Although Stocke initially starts out as a secret agent loyal to the Alistel nation, his journey shows him the currently raging war from all sides, including that of the rival nation of Granorg, the desert nation of Cygnus, and the beast-kin territory of Celestia. Every decision he makes has a profound impact on the course of history (both histories), especially since there is someone else tampering with history in nefarious ways. Stocke himself may be faced with some nefarious tasks, such as being ordered to assassinate a rival kingdom’s princess. In this politically charged climate, sometimes one has to do “bad” tasks for the greater good, and there’s betrayal around every corner. This is not a typical high adventure where good is good, bad is bad, and everything is black and white. Okay, a few characters are easily defined as such, but the plot is generally ambiguous, and that definitely pleases me.

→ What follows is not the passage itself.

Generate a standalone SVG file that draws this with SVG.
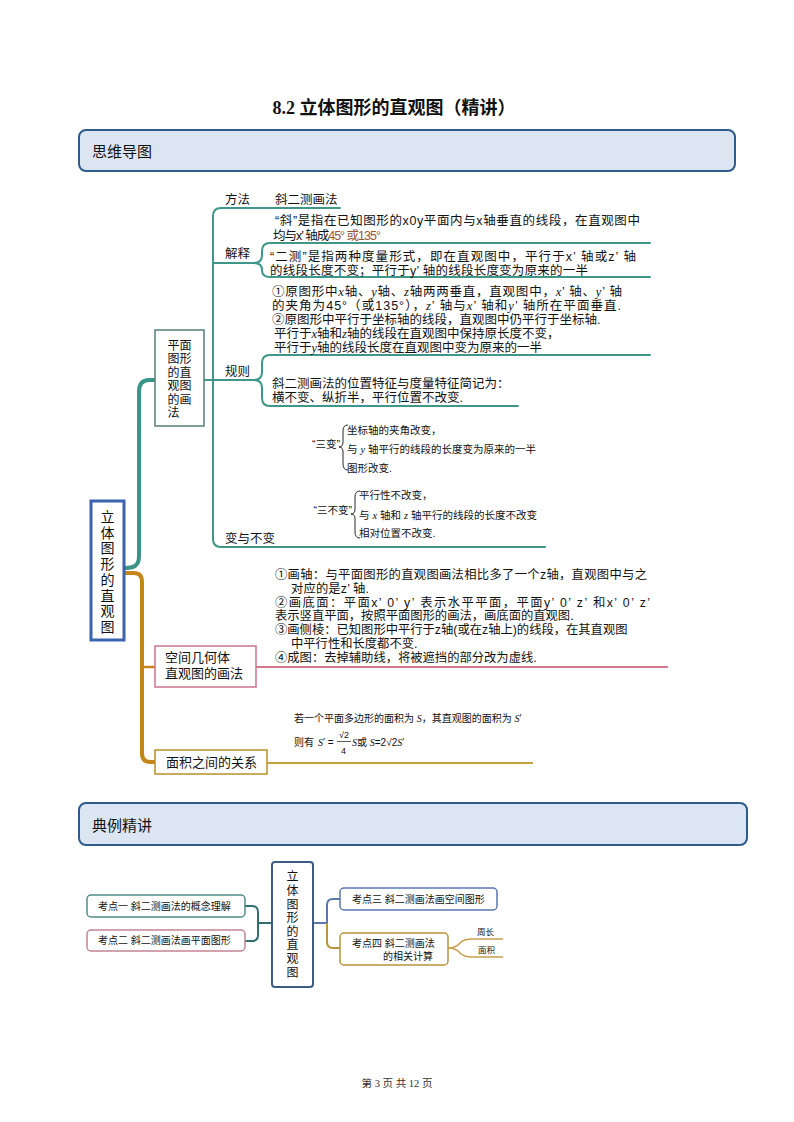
<svg xmlns="http://www.w3.org/2000/svg" width="794" height="1122" viewBox="0 0 794 1122">
<style>
.cn{font-family:"Liberation Sans","Noto Sans CJK SC",sans-serif;fill:#111}
.m{font-size:12.5px}
.m2{font-size:12.3px}
.sm{font-size:10.5px}
.xs{font-size:10px}
.it{font-family:"Liberation Serif",serif;font-style:italic}
.hdr{fill:#dce6f2;stroke:#2e5b8a;stroke-width:2}
.tl{fill:none;stroke:#3f978b;stroke-width:2;stroke-linecap:round}
.br{fill:none;stroke:#111;stroke-width:0.9}
.box{fill:#fff}
</style>
<rect width="794" height="1122" fill="#fff"/>
<text x="394" y="114" text-anchor="middle" font-family="'Liberation Serif','Noto Sans CJK SC',serif" font-weight="bold" font-size="18" fill="#111">8.2 立体图形的直观图（精讲）</text>

<g id="header1">
<rect x="79" y="130" width="656" height="41" rx="7" class="hdr"/>
<text x="92" y="157" class="cn" font-size="15">思维导图</text>
</g>

<g id="connectors">
<path d="M124,568 C134,568 139,566 139,556 L139,392 Q139,380 149,380 L155,380" fill="none" stroke="#3a9488" stroke-width="4"/>
<path d="M124,573 L134,573 Q142,573 142,582 L142,753 Q142,762 150,762 L155,762" fill="none" stroke="#c4861a" stroke-width="4"/>
<path d="M142,667 L155,667" fill="none" stroke="#c4861a" stroke-width="2.5"/>
<path d="M204,380 L213,380" class="tl"/>
<path d="M340,208 L221,208 Q213,208 213,216 L213,539 Q213,547 221,547 L545,547" class="tl"/>
<path d="M213,263 L254,263" class="tl"/>
<path d="M254,263 Q262,263 262,255 L262,251 Q262,243 270,243 L650,243" class="tl"/>
<path d="M254,263 Q262,263 262,270 Q262,277 270,277 L650,277" class="tl"/>
<path d="M213,380 L254,380" class="tl"/>
<path d="M254,380 Q262,380 262,372 L262,363 Q262,355 270,355 L650,355" class="tl"/>
<path d="M254,380 Q262,380 262,388 L262,398 Q262,406 270,406 L518,406" class="tl"/>
<path d="M348,425 Q343,425 343,431 L343,442 Q343,447 339,447 Q343,447 343,452 L343,464 Q343,470 348,470" class="br"/>
<path d="M360,491 Q355,491 355,497 L355,509 Q355,514 351,514 Q355,514 355,519 L355,532 Q355,538 360,538" class="br"/>
<path d="M256,667 L668,667" fill="none" stroke="#c8486a" stroke-width="1.5"/>
<path d="M267,763 L533,763" fill="none" stroke="#c8a040" stroke-width="1.8"/>
<path d="M245,906 L252,906 Q258,906 258,912 L258,935 Q258,941 252,941 L245,941 M258,923 L272,923" fill="none" stroke="#2f6f70" stroke-width="2"/>
<path d="M313,923 L327,923 L327,905 Q327,899 333,899 L340,899" fill="none" stroke="#5a78a8" stroke-width="2"/>
<path d="M327,923 L327,942 Q327,948 333,948 L340,948" fill="none" stroke="#b8943a" stroke-width="2"/>
<path d="M448,948 Q456,948 460,943 Q464,939 472,939 L503,939 M448,948 Q456,948 460,953 Q464,957 472,957 L503,957" fill="none" stroke="#c8a050" stroke-width="1.5"/>
</g>

<g id="root">
<rect x="91" y="501" width="33" height="139" class="box" stroke="#3b63b0" stroke-width="3"/>
<text x="107.5" y="522" class="cn" font-size="14" text-anchor="middle">立</text>
<text x="107.5" y="537.7" class="cn" font-size="14" text-anchor="middle">体</text>
<text x="107.5" y="553.4" class="cn" font-size="14" text-anchor="middle">图</text>
<text x="107.5" y="569.1" class="cn" font-size="14" text-anchor="middle">形</text>
<text x="107.5" y="584.8" class="cn" font-size="14" text-anchor="middle">的</text>
<text x="107.5" y="600.5" class="cn" font-size="14" text-anchor="middle">直</text>
<text x="107.5" y="616.2" class="cn" font-size="14" text-anchor="middle">观</text>
<text x="107.5" y="631.9" class="cn" font-size="14" text-anchor="middle">图</text>
</g>

<g id="plane">
<rect x="155" y="330" width="49" height="96" class="box" stroke="#5a7f7a" stroke-width="1.5"/>
<text x="179.5" y="349.5" class="cn" font-size="12" text-anchor="middle">平面</text>
<text x="179.5" y="363" class="cn" font-size="12" text-anchor="middle">图形</text>
<text x="179.5" y="376.5" class="cn" font-size="12" text-anchor="middle">的直</text>
<text x="179.5" y="390" class="cn" font-size="12" text-anchor="middle">观图</text>
<text x="179.5" y="403.5" class="cn" font-size="12" text-anchor="middle">的画</text>
<text x="173.5" y="417" class="cn" font-size="12" text-anchor="middle">法</text>
</g>

<g id="method">
<text x="225" y="204" class="cn m">方法</text>
<text x="275" y="204" class="cn m">斜二测画法</text>
</g>

<g id="explain">
<text x="225" y="258" class="cn m">解释</text>
<text x="275" y="225" class="cn m" textLength="365" lengthAdjust="spacing">“斜”是指在已知图形的x0y平面内与x轴垂直的线段，在直观图中</text>
<text x="273" y="240" class="cn m" textLength="108" lengthAdjust="spacing">均与x’ 轴成<tspan fill="#a0522d">45° 或135°</tspan></text>
<text x="270" y="261" class="cn m" textLength="366" lengthAdjust="spacing">“二测”是指两种度量形式，即在直观图中，平行于x’ 轴或z’ 轴</text>
<text x="270" y="275" class="cn m" textLength="318" lengthAdjust="spacing">的线段长度不变；平行于y’ 轴的线段长度变为原来的一半</text>
</g>

<g id="rules">
<text x="225" y="376" class="cn m">规则</text>
<text x="272" y="296" class="cn m" textLength="350" lengthAdjust="spacing">①原图形中<tspan class="it">x</tspan>轴、<tspan class="it">y</tspan>轴、<tspan class="it">z</tspan>轴两两垂直，直观图中，<tspan class="it">x</tspan>’ 轴、<tspan class="it">y</tspan>’ 轴</text>
<text x="272" y="310" class="cn m" textLength="349" lengthAdjust="spacing">的夹角为45°（或135°），<tspan class="it">z</tspan>’ 轴与<tspan class="it">x</tspan>’ 轴和<tspan class="it">y</tspan>’ 轴所在平面垂直.</text>
<text x="272" y="324" class="cn m">②原图形中平行于坐标轴的线段，直观图中仍平行于坐标轴.</text>
<text x="274" y="338" class="cn m">平行于<tspan class="it">x</tspan>轴和<tspan class="it">z</tspan>轴的线段在直观图中保持原长度不变，</text>
<text x="274" y="352" class="cn m">平行于<tspan class="it">y</tspan>轴的线段长度在直观图中变为原来的一半</text>
<text x="272" y="388" class="cn m">斜二测画法的位置特征与度量特征简记为：</text>
<text x="272" y="402" class="cn m">横不变、纵折半，平行位置不改变.</text>
</g>

<g id="change">
<text x="225" y="543" class="cn m">变与不变</text>
<text x="340" y="448" class="cn sm" text-anchor="end">“三变”</text>
<text x="347" y="434" class="cn sm">坐标轴的夹角改变，</text>
<text x="347" y="453" class="cn sm">与 <tspan class="it">y</tspan> 轴平行的线段的长度变为原来的一半</text>
<text x="347" y="472" class="cn sm">图形改变.</text>
<text x="352" y="514" class="cn sm" text-anchor="end">“三不变”</text>
<text x="359" y="499" class="cn sm">平行性不改变，</text>
<text x="359" y="519" class="cn sm">与 <tspan class="it">x</tspan> 轴和 <tspan class="it">z</tspan> 轴平行的线段的长度不改变</text>
<text x="359" y="537" class="cn sm">相对位置不改变.</text>
</g>

<g id="solid">
<rect x="155" y="646" width="101" height="41" class="box" stroke="#c9768c" stroke-width="1.5"/>
<text x="165" y="662" class="cn" font-size="13">空间几何体</text>
<text x="165" y="678" class="cn" font-size="13">直观图的画法</text>
<text x="275" y="579" class="cn m2" textLength="372" lengthAdjust="spacing">①画轴：与平面图形的直观图画法相比多了一个z轴，直观图中与之</text>
<text x="291" y="592.8" class="cn m2" textLength="78" lengthAdjust="spacing">对应的是z’ 轴.</text>
<text x="275" y="606.6" class="cn m2" textLength="375" lengthAdjust="spacing">②画底面：平面x’ 0’ y’ 表示水平平面，平面y’ 0’ z’ 和x’ 0’ z’</text>
<text x="275" y="620.4" class="cn m2">表示竖直平面，按照平面图形的画法，画底面的直观图.</text>
<text x="275" y="634.2" class="cn m2">③画侧棱：已知图形中平行于z轴(或在z轴上)的线段，在其直观图</text>
<text x="291" y="648" class="cn m2">中平行性和长度都不变.</text>
<text x="275" y="661.8" class="cn m2">④成图：去掉辅助线，将被遮挡的部分改为虚线.</text>
</g>

<g id="area">
<rect x="155" y="750" width="112" height="24" class="box" stroke="#b8902a" stroke-width="1.5"/>
<text x="166" y="767" class="cn" font-size="13">面积之间的关系</text>
<text x="294" y="722" class="cn xs">若一个平面多边形的面积为 <tspan class="it">S</tspan>，其直观图的面积为 <tspan class="it">S</tspan>′</text>
<text x="294" y="746" class="cn xs">则有</text>
<text x="318" y="746" class="cn xs"><tspan class="it">S</tspan>′ =</text>
<text x="339" y="738" class="cn" font-size="9">√2</text>
<line x1="337" y1="741.5" x2="351" y2="741.5" stroke="#111" stroke-width="0.7"/>
<text x="341" y="754" class="cn" font-size="9">4</text>
<text x="352" y="746" class="cn xs"><tspan class="it">S</tspan>或 <tspan class="it">S</tspan>=2√2<tspan class="it">S</tspan>′</text>
</g>

<g id="header2">
<rect x="79" y="803" width="668" height="42" rx="7" class="hdr"/>
<text x="92" y="831" class="cn" font-size="15">典例精讲</text>
</g>

<g id="center2">
<rect x="272" y="862" width="41" height="125" rx="3" class="box" stroke="#3d5b85" stroke-width="2"/>
<text x="292.5" y="881.3" class="cn" font-size="12" text-anchor="middle">立</text>
<text x="292.5" y="894.9" class="cn" font-size="12" text-anchor="middle">体</text>
<text x="292.5" y="908.5" class="cn" font-size="12" text-anchor="middle">图</text>
<text x="292.5" y="922.1" class="cn" font-size="12" text-anchor="middle">形</text>
<text x="292.5" y="935.7" class="cn" font-size="12" text-anchor="middle">的</text>
<text x="292.5" y="949.3" class="cn" font-size="12" text-anchor="middle">直</text>
<text x="292.5" y="962.9" class="cn" font-size="12" text-anchor="middle">观</text>
<text x="292.5" y="976.5" class="cn" font-size="12" text-anchor="middle">图</text>
</g>

<g id="k1">
<rect x="87" y="895" width="158" height="22" rx="4" class="box" stroke="#4f8f86" stroke-width="1.5"/>
<text x="98" y="909.5" class="cn xs">考点一  斜二测画法的概念理解</text>
</g>
<g id="k2">
<rect x="87" y="930" width="158" height="21" rx="4" class="box" stroke="#c58592" stroke-width="1.5"/>
<text x="98" y="944" class="cn xs">考点二  斜二测画法画平面图形</text>
</g>
<g id="k3">
<rect x="340" y="888" width="157" height="22" rx="4" class="box" stroke="#5a78b0" stroke-width="1.5"/>
<text x="352" y="902.5" class="cn xs">考点三  斜二测画法画空间图形</text>
</g>
<g id="k4">
<rect x="340" y="933" width="108" height="32" rx="4" class="box" stroke="#b8943a" stroke-width="1.5"/>
<text x="352" y="946.5" class="cn xs">考点四  斜二测画法</text>
<text x="383" y="959.5" class="cn xs">的相关计算</text>
</g>
<g id="k4leaves">
<text x="477" y="935" class="cn" font-size="8.5" fill="#444">周长</text>
<text x="478" y="953" class="cn" font-size="8.5" fill="#444">面积</text>
</g>

<text x="397" y="1087" text-anchor="middle" font-family="'Liberation Serif','Noto Sans CJK SC',serif" font-size="10.5" fill="#333">第 3 页 共 12 页</text>
</svg>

Unlike other games of this ilk, where one decision locks you onto a set path to follow, Radiant Historia has players switch between the two main paths in order to progress the game. This is similar to EVE: Burst Error, a visual novel where players followed the two distinct, but intertwining storylines of protagonists Kojiroh and Marina. If players encountered a roadblock in Marina’s path, they’d have to switch to Kojiroh and play his path for a while in order to lift the Marina-path roadblock. However, unlike EVE: Burst Error, Radiant Historia clearly punctuates roadblocks in Stocke’s progress with small hints to circumvent them. This is where players’ real involvement in the storyline lies, in that they will need to revisit and manipulate prior plot points to Stocke’s advantage via time travel. The road to a “perfect” history is difficult, but RPG fans never back down from a challenge.
Even within one main branch, a subtle action like conversing with particular NPC at the right time can open up sub-branches and sidequests. Players who opt for the more scenic route toward the end goal will be rewarded with a better ending than players who opt for the more direct route. It is possible for committed players to achieve 100% completion on their first playthrough, so although the game has replay value, multiple playthroughs are not required. I hit many “bad endings” throughout the game, but was encouraged to try again thanks to merciful do-overs and the ability to skip previously viewed content.
The game’s world is rather small, so the exploration involved is that of traversing between locations in different time periods rather than venturing out into the big wide world. Locations may be few, but they change and develop depending on when you are what you’re doing, so in a sense, the world is as much a cast member as the people in it. I enjoyed having such an intimate relationship with an RPG world. Sure, expansive worlds with a smorgasbord of locations have their draw, but I like the idea of really developing a relationship with a place and watching it develop rather than just doing a quick in-and-out with a place before moving on to the next destination.
Step 4: Stop reading this review and check this game out for yourself.
And this concludes my primer on enhancing your enjoyment of Radiant Historia. Sure, the game can be thoroughly enjoyed without doing the aforementioned steps, but high quality stuff deserves a bit of special treatment, right? And since I’ve already given this review some special treatment, rather than end with a flowery or poetic conclusion, I’ll simply reiterate that Radiant Historia is one of the best Japanese RPGs I’ve played in years. Atlus has given us a winner.